The article is useful in that it points out, in a real-life, tangible way, just what it means when we say that atheists (skeptics included) cannot, on the basis of their own worldview, make a credible judgment on moral issues. Dawkins' argument may make some sense; it certainly seems to be true that the mutilation of women is more serious than a man asking a woman to have coffee, even if the request came at 4 a.m. in an elevator. But in order to make that evaluation, there must also be a cogent understanding of just what and who people are (i.e., image of God), and just why and how it is that such things constitute real, and not just subjective, evil (i.e., because God, as the only and ultimate good, determines what things are evil and what are not). The Skepchick was formally correct in pointing to the unalterable and involuntary aspects of Dawkins' character. But it was not his gender, race or age that motivated his assessment. Rather, contrary to his own announced commitments, Dawkins could only set out the priority of evils he attempted because he knows, deep down, that people are more than rational laws and material composites. They have characteristics that transcend their thinking and their constitution; they are image of God.

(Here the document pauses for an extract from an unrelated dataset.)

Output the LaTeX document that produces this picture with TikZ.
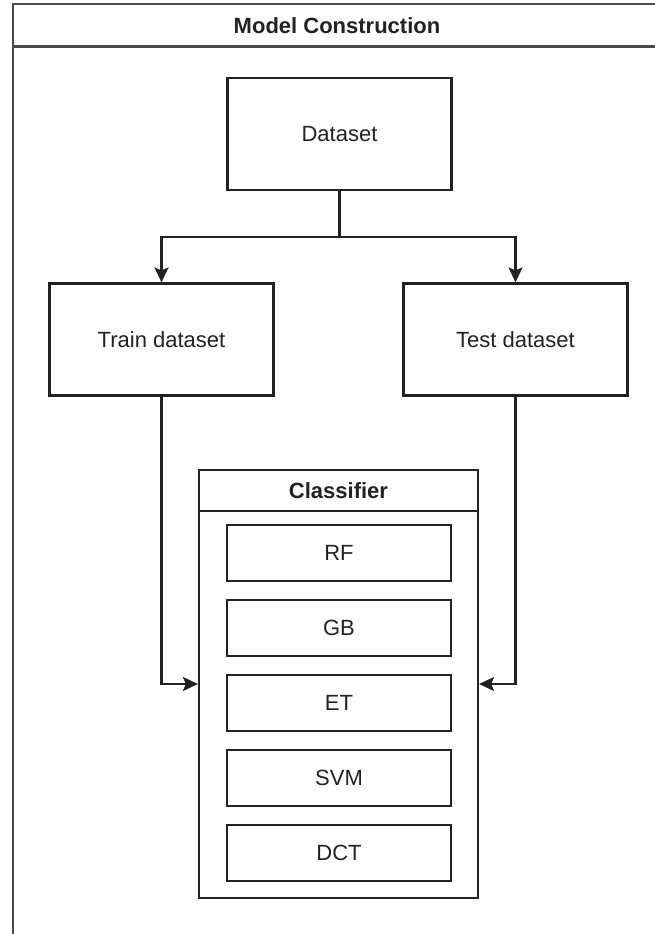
\documentclass[tikz,border=0pt]{standalone}
\usepackage{fontspec}
\setmainfont{Liberation Sans}
\usetikzlibrary{arrows.meta,positioning}
\definecolor{ink}{HTML}{222222}
\definecolor{framegray}{HTML}{4A4A4A}
\tikzset{
  txt/.style={font=\fontsize{22}{26}\selectfont, text=ink},
  boldtxt/.style={font=\fontsize{22}{26}\selectfont\bfseries, text=ink},
  box/.style={draw=ink, line width=2.2pt, rectangle, txt, inner sep=0pt},
  bigbox/.style={box, minimum width=224pt, minimum height=112pt},
  algbox/.style={box, minimum width=224pt, minimum height=56pt},
  flow/.style={draw=ink, line width=2.2pt,
    -{Stealth[length=15pt,width=14pt,inset=3pt]}},
  link/.style={draw=ink, line width=2.2pt},
}
\begin{document}
\begin{tikzpicture}[x=1pt,y=-1pt]
  \clip (0,0) rectangle (655,934);
  \fill[white] (0,0) rectangle (655,934);

  % outer swimlane frame with its title bar
  \draw[framegray, line width=1.8pt] (13,4) rectangle (661,980);
  \draw[framegray, line width=3pt] (13,46.5) -- (661,46.5);
  \node[boldtxt] (title) at (337,25.5) {Model Construction};

  % data boxes
  \node[bigbox] (data)  at (339.5,134)   {Dataset};
  \node[bigbox] (train) at (161.5,339.5) {Train dataset};
  \node[bigbox] (test)  at (515.5,339.5) {Test dataset};

  % classifier container
  \node[draw=ink, line width=2.2pt, minimum width=279pt, minimum height=428pt,
        inner sep=0pt] (clf) at (338.5,684) {};
  \node[boldtxt] (clfhead) at (338.5,491) {Classifier};
  \draw[link] (clf.north west) ++(0,42.3) -- ++(279,0);

  \node[algbox] (rf)  at (339,553) {RF};
  \node[algbox] (gb)  at (339,628) {GB};
  \node[algbox] (et)  at (339,703) {ET};
  \node[algbox] (svm) at (339,778) {SVM};
  \node[algbox] (dct) at (339,853) {DCT};

  % split of the dataset
  \coordinate (split) at (339.5,236.7);
  \draw[link] (data.south) -- (split);
  \draw[flow] (split) -| (train.north);
  \draw[flow] (split) -| (test.north);

  % both subsets feed the classifier
  \draw[flow] (train.south) |- (clf.west);
  \draw[flow] (test.south) |- (clf.east);
\end{tikzpicture}
\end{document}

Dawkins wouldn't put it that way, of course. He could not do so without a healthy commitment to repent of all that he has stood for. But it is just that repentance, and that alone, that can resolve the tension between Dawkins and the Skepchick. It is, to put it rather bluntly, only repentance that will give to both Dawkins and the Skepchick what they so desperately want -- a cogent and consistent way to understand "themselves, self-preservation, and manners." The solution to the Skepti-Sleeze incident, then, as in all other problems, is to turn to Christ, to set Him apart as Lord. As a matter of fact, nothing could be more rational than that.